The Cass Freight Index, a barometer of U.S. freight activity that’s primarily based on trucking shipments, dipped 2.6% last month from the same period of 2015, reflecting a continued drag from a sluggish economy.
The index based on freight bills paid by Cass Information Systems, improved 8.3% from January, ending a slide of four consecutive months on a sequential basis. Sequential growth should continue in March, the report said, following the seasonal pattern in recent years.
Economist Rosalyn Wilson, author of the report, said the results were expected, based on seasonal trends.
“The recent four month slide in freight traffic put the starting point for 2016 significantly lower than in the last several years,” she wrote. “Economic growth slowed more than expected in the fourth quarter of 2015 and continued into January. The robust turnaround this month signals improvement, but current economic conditions do not support a robust rebound.”
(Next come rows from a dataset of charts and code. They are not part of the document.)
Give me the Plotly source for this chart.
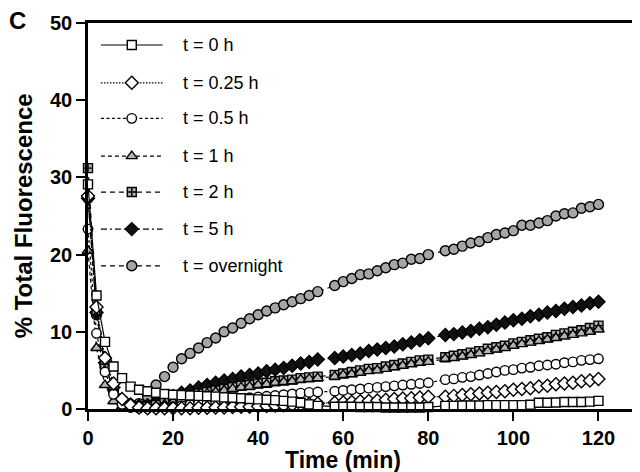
import plotly.graph_objects as go

# ---- data ----
time_min = [0, 2, 4, 6, 8, 10, 12, 14, 16, 18, 20, 22, 24, 26, 28, 30, 32, 34, 36, 38,
            40, 42, 44, 46, 48, 50, 52, 54,
            58, 60, 62, 64, 66, 68, 70, 72, 74, 76, 78, 80,
            84, 86, 88, 90, 92, 94, 96, 98, 100, 102, 104, 106, 108, 110, 112, 114, 116, 118, 120]

t0h = [29.1, 14.7, 8.7, 5.5, 4.0, 2.9, 2.5, 2.3, 2.1, 1.95, 1.85, 1.8, 1.75, 1.7, 1.65, 1.6, 1.5, 1.45, 1.4, 1.3,
       1.25, 1.2, 1.15, 1.05, 0.95, 0.8, 0.6, 0.4,
       0.3, 0.3, 0.3, 0.25, 0.25, 0.25, 0.2, 0.2, 0.2, 0.2, 0.2, 0.25,
       0.4, 0.4, 0.45, 0.45, 0.45, 0.5, 0.5, 0.5, 0.5, 0.5, 0.55, 0.8, 0.8, 0.85, 0.9, 0.9, 0.9, 0.95, 1.05]
t025h = [27.6, 13.2, 6.6, 3.3, 1.3, 0.5, 0.2, 0.1, 0.1, 0.1, 0.1, 0.1, 0.1, 0.15, 0.15, 0.2, 0.2, 0.25, 0.3, 0.3,
         0.35, 0.4, 0.45, 0.5, 0.55, 0.6, 0.65, 0.7,
         0.8, 0.85, 0.9, 1.0, 1.05, 1.1, 1.2, 1.3, 1.35, 1.4, 1.5, 1.6,
         1.6, 1.7, 1.8, 1.9, 2.0, 2.1, 2.2, 2.3, 2.5, 2.6, 2.7, 2.9, 3.0, 3.2, 3.3, 3.4, 3.6, 3.7, 3.9]
t05h = [23.3, 9.8, 4.8, 1.9, 0.6, 0.2, 0.1, 0.1, 0.1, 0.2, 0.3, 0.4, 0.55, 0.7, 0.8, 0.95, 1.05, 1.15, 1.3, 1.45,
        1.55, 1.65, 1.75, 1.85, 1.95, 2.05, 2.15, 2.2,
        2.3, 2.4, 2.5, 2.6, 2.7, 2.8, 2.9, 3.0, 3.1, 3.2, 3.3, 3.4,
        3.8, 3.9, 4.1, 4.2, 4.4, 4.6, 4.8, 5.0, 5.1, 5.3, 5.4, 5.6, 5.7, 5.8, 6.0, 6.1, 6.3, 6.4, 6.5]
t1h = [20.5, 7.9, 3.1, 1.0, 0.3, 0.1, 0.1, 0.1, 0.3, 0.6, 0.9, 1.2, 1.5, 1.8, 2.0, 2.2, 2.4, 2.6, 2.8, 2.9,
       3.1, 3.2, 3.4, 3.5, 3.6, 3.8, 3.9, 4.0,
       4.2, 4.4, 4.5, 4.7, 4.9, 5.0, 5.2, 5.4, 5.6, 5.8, 6.0, 6.1,
       6.5, 6.6, 6.8, 7.0, 7.2, 7.5, 7.7, 7.9, 8.2, 8.4, 8.6, 8.8, 9.0, 9.2, 9.4, 9.6, 9.8, 10.0, 10.3]
t2h = [31.2, 12.8, 5.8, 2.5, 1.0, 0.4, 0.3, 0.3, 0.5, 0.8, 1.1, 1.4, 1.7, 2.0, 2.2, 2.4, 2.6, 2.8, 3.0, 3.1,
       3.3, 3.4, 3.6, 3.7, 3.8, 4.0, 4.1, 4.2,
       4.4, 4.6, 4.8, 5.0, 5.2, 5.3, 5.5, 5.7, 5.9, 6.1, 6.3, 6.4,
       6.7, 6.9, 7.1, 7.3, 7.5, 7.8, 8.0, 8.2, 8.5, 8.7, 8.9, 9.1, 9.3, 9.6, 9.8, 10.0, 10.2, 10.5, 10.8]
t5h = [27.3, 12.5, 6.0, 2.8, 1.2, 0.6, 0.4, 0.5, 0.8, 1.2, 1.7, 2.1, 2.4, 2.8, 3.1, 3.4, 3.7, 3.9, 4.2, 4.4,
       4.6, 4.9, 5.1, 5.3, 5.6, 5.9, 6.1, 6.4,
       6.6, 6.8, 7.0, 7.2, 7.5, 7.7, 7.9, 8.1, 8.4, 8.6, 8.9, 9.15,
       9.6, 9.7, 9.9, 10.1, 10.4, 10.6, 10.9, 11.2, 11.5, 11.7, 12.0, 12.2, 12.5, 12.7, 13.0, 13.2, 13.4, 13.7, 13.9]
t_overnight = [27.3, 12.2, 5.5, 2.5, 1.2, 0.6, 0.7, 1.6, 3.1, 4.2, 5.4, 6.5, 7.2, 7.9, 8.6, 9.2, 10.0, 10.5, 11.1, 11.7,
               12.2, 12.7, 13.1, 13.5, 13.9, 14.3, 14.7, 15.2,
               16.0, 16.5, 16.9, 17.4, 17.5, 17.9, 18.3, 18.7, 18.9, 19.4, 19.5, 20.0,
               20.5, 20.7, 21.1, 21.5, 21.7, 22.2, 22.6, 22.8, 23.1, 23.8, 23.8, 24.1, 24.4, 25.0, 25.3, 25.4, 26.0, 26.2, 26.5]

series_labels = ["t = 0 h", "t = 0.25 h", "t = 0.5 h", "t = 1 h", "t = 2 h", "t = 5 h", "t = overnight"]
series_values = [t0h, t025h, t05h, t1h, t2h, t5h, t_overnight]

x_ticks = [0, 20, 40, 60, 80, 100, 120]
y_ticks = [0, 10, 20, 30, 40, 50]

# ---- styles ----
styles = [
    dict(symbol="square", fill="white", size=9, dash="solid"),
    dict(symbol="diamond", fill="white", size=10, dash="1.5px,1.5px"),
    dict(symbol="circle", fill="white", size=9.5, dash="3px,2.5px"),
    dict(symbol="triangle-up", fill="#b4b4b4", size=10, dash="4px,3px"),
    dict(symbol="square-cross", fill="#b0b0b0", size=9, dash="5px,4px"),
    dict(symbol="diamond", fill="#111111", size=10, dash="6px,3px,2px,3px"),
    dict(symbol="circle", fill="#a6a6a6", size=10, dash="5px,4px"),
]

FONT = "Arial, Liberation Sans, Helvetica, sans-serif"

fig = go.Figure()

# data traces, drawn in reverse so earlier series sit on top
for label, vals, st in reversed(list(zip(series_labels, series_values, styles))):
    fig.add_trace(go.Scatter(
        x=time_min, y=vals, name=label, mode="lines+markers",
        line=dict(color="black", width=1.2, dash=st["dash"]),
        marker=dict(symbol=st["symbol"], size=st["size"], color=st["fill"],
                    line=dict(color="black", width=1.4)),
        cliponaxis=False, showlegend=False,
    ))

# hand-drawn legend on an overlay axis (0..1 in plot area units)
leg_rows = [0.943, 0.845, 0.753, 0.655, 0.562, 0.466, 0.371]
leg_x0, leg_x1, leg_text_x = 0.0234, 0.1349, 0.1673
for label, st, ry in zip(series_labels, styles, leg_rows):
    fig.add_trace(go.Scatter(
        x=[leg_x0, leg_x1], y=[ry, ry], mode="lines", xaxis="x2", yaxis="y2",
        line=dict(color="black", width=1.2, dash=st["dash"]),
        showlegend=False, hoverinfo="skip",
    ))
    fig.add_trace(go.Scatter(
        x=[(leg_x0 + leg_x1) / 2], y=[ry], mode="markers", xaxis="x2", yaxis="y2",
        marker=dict(symbol=st["symbol"], size=st["size"], color=st["fill"],
                    line=dict(color="black", width=1.4)),
        showlegend=False, hoverinfo="skip",
    ))
    fig.add_annotation(x=leg_text_x, y=ry, xref="paper", yref="paper", text=label,
                       showarrow=False, xanchor="left", yanchor="middle",
                       font=dict(family=FONT, size=18, color="black"))

axis_common = dict(
    showline=True, linecolor="black", linewidth=2.5, mirror=True,
    ticks="outside", ticklen=9, tickwidth=2, tickcolor="black",
    showgrid=False, zeroline=False,
    tickfont=dict(family=FONT, size=20, color="black", weight="bold"),
)

fig.update_layout(
    width=640, height=472,
    margin=dict(l=80, r=4, t=13, b=71),
    paper_bgcolor="white", plot_bgcolor="white",
    xaxis=dict(range=[0, 130], tickvals=x_ticks, **axis_common),
    yaxis=dict(range=[0, 50], tickvals=y_ticks, **axis_common),
    xaxis2=dict(overlaying="x", range=[0, 1], visible=False),
    yaxis2=dict(overlaying="y", range=[0, 1], visible=False),
    showlegend=False,
)

fig.add_annotation(x=-0.117, y=0.5, xref="paper", yref="paper", text="% Total Fluorescence",
                   textangle=-90, showarrow=False, xanchor="center", yanchor="middle",
                   font=dict(family=FONT, size=24, color="black", weight="bold"))
fig.add_annotation(x=0.461, y=-0.133, xref="paper", yref="paper", text="Time (min)",
                   showarrow=False, xanchor="center", yanchor="middle", borderpad=0,
                   font=dict(family=FONT, size=23, color="black", weight="bold"))
fig.add_annotation(x=-0.146, y=1.006, xref="paper", yref="paper", text="C",
                   showarrow=False, xanchor="left", yanchor="middle",
                   font=dict(family=FONT, size=24, color="black", weight="bold"))

fig.write_html("out.html")
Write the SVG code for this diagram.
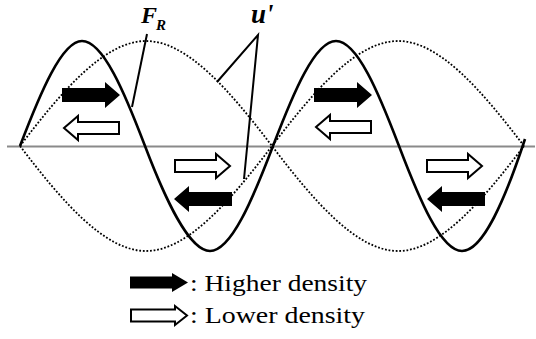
<svg xmlns="http://www.w3.org/2000/svg" width="536" height="339" viewBox="0 0 536 339">
<style>
.axis{stroke:#8a8a8a;stroke-width:2;fill:none}
.dot{stroke:#000;stroke-width:1.8;stroke-dasharray:1.8 1.8;fill:none}
.solid{stroke:#000;stroke-width:2.6;fill:none;stroke-linejoin:round}
.lead{stroke:#000;stroke-width:2;fill:none}
.hi{fill:#000}
.lo{fill:#fff;stroke:#000;stroke-width:2;stroke-linejoin:miter}
.lbl{font-style:italic;font-weight:bold;fill:#000}
.leg{font-size:24px;fill:#000}
</style>
<defs>
<path id="ah" d="M0,-7 H43 V-13 L58,0 L43,13 V7 H0 Z"/>
<path id="al" d="M1,-6 H42 V-12 L56,0 L42,12 V6 H1 Z"/>
</defs>
<g id="axis"><line class="axis" x1="7" y1="146.5" x2="535" y2="146.5"/></g>
<g id="u-prime-curves">
<path class="dot" d="M20,146 C61.1,92.2 104,41 146,41 C188,41 230.9,92.2 272,146 C313.1,92.2 356,41 398,41 C440,41 482.9,92.2 524,146"/>
<path class="dot" d="M20,146 C61.1,199.8 104,251 146,251 C188,251 230.9,199.8 272,146 C313.1,199.8 356,251 398,251 C440,251 482.9,199.8 524,146"/>
</g>
<g id="FR-curve">
<path class="solid" d="M20,146 C40.5,92.2 62,41 82,41 C103,41 124.5,92.2 145,146 C165.5,199.8 189,251 210,251 C231,251 252.5,199.8 273,146 C293.5,92.2 315,41 336,41 C357,41 378.5,92.2 399,146 C419.5,199.8 441,251 462,251 C483,251 505,199.8 525,139"/>
</g>
<g id="arrows">
<use href="#ah" class="hi" transform="translate(62,95)"/>
<use href="#al" class="lo" transform="translate(120,128) scale(-1,1)"/>
<use href="#al" class="lo" transform="translate(174,166)"/>
<use href="#ah" class="hi" transform="translate(232,199) scale(-1,1)"/>
<use href="#ah" class="hi" transform="translate(314,95)"/>
<use href="#al" class="lo" transform="translate(372,127) scale(-1,1)"/>
<use href="#al" class="lo" transform="translate(426,166)"/>
<use href="#ah" class="hi" transform="translate(485,199) scale(-1,1)"/>
</g>
<g id="connectors">
<polyline class="lead" points="147,34 132,107"/>
<polyline class="lead" points="217,82 258,35 244,179"/>
</g>
<g id="label-FR">
<text class="lbl" font-family="'Liberation Serif', 'Times New Roman', serif" x="141" y="23" font-size="24">F</text>
<text class="lbl" font-family="'Liberation Serif', 'Times New Roman', serif" x="156" y="30" font-size="15">R</text>
</g>
<g id="label-u">
<text class="lbl" font-family="'Liberation Serif', 'Times New Roman', serif" x="251" y="23" font-size="27">u'</text>
</g>
<g id="legend">
<path class="hi" d="M130,276.5 H172 V273 L188,282.5 L172,292 V288.5 H130 Z"/>
<text class="leg" font-family="'Liberation Serif', 'Times New Roman', serif" x="190" y="291" textLength="177" lengthAdjust="spacingAndGlyphs">: Higher density</text>
<path class="lo" d="M131,309.5 H175 V306 L187,315.5 L175,325 V321.5 H131 Z"/>
<text class="leg" font-family="'Liberation Serif', 'Times New Roman', serif" x="190" y="323" textLength="175" lengthAdjust="spacingAndGlyphs">: Lower density</text>
</g>
</svg>
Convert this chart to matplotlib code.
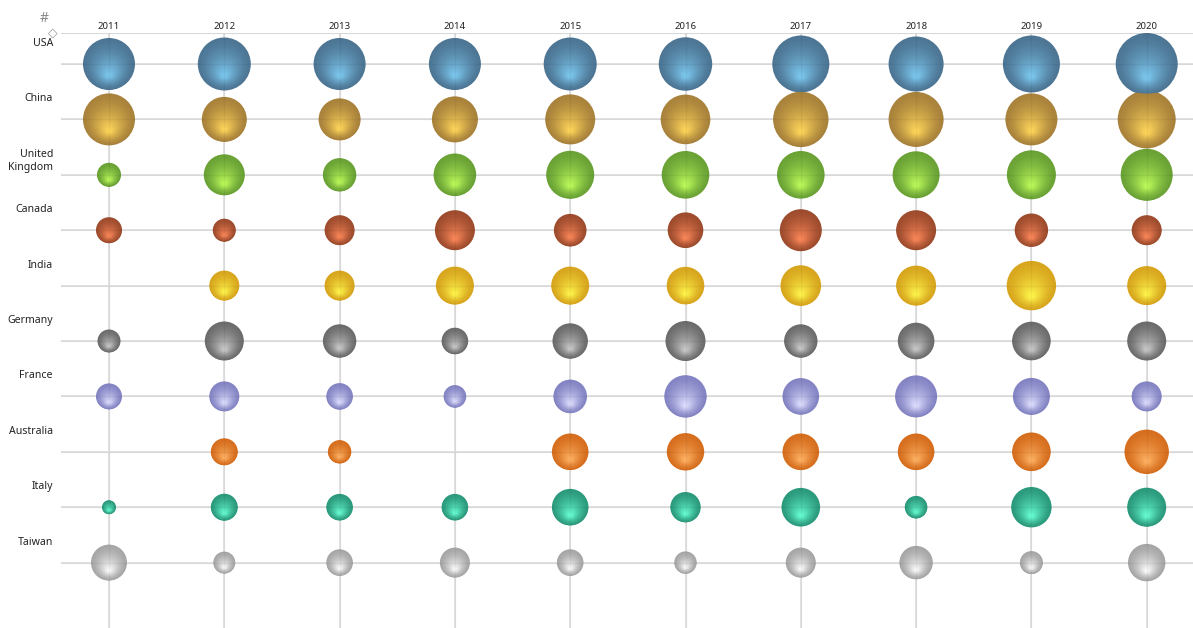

“Global markets are still weak,” said Wilson. “The U.S. dollar remains strong, making our export goods more expensive on world markets; consumers are in a stronger position with positive income growth, but still remain conservative in their spending. Inventories remain very high in the goods sectors, which has reduced imports and domestic manufacturing.”
Her report also cited volatility in the energy markets, and the fact that the Institute for Supply Management reported a fifth consecutive monthly decline in the manufacturing sector, though there were positive signs from that group for production and order backlogs.
Cass, whose monthly report also includes rail, barge and airfreight, also measures spending on freight shipments. That index was 5.1% lower in February than that month of 2015. On a sequential basis, the February payments rose 6.3% from January, also following seasonal trends.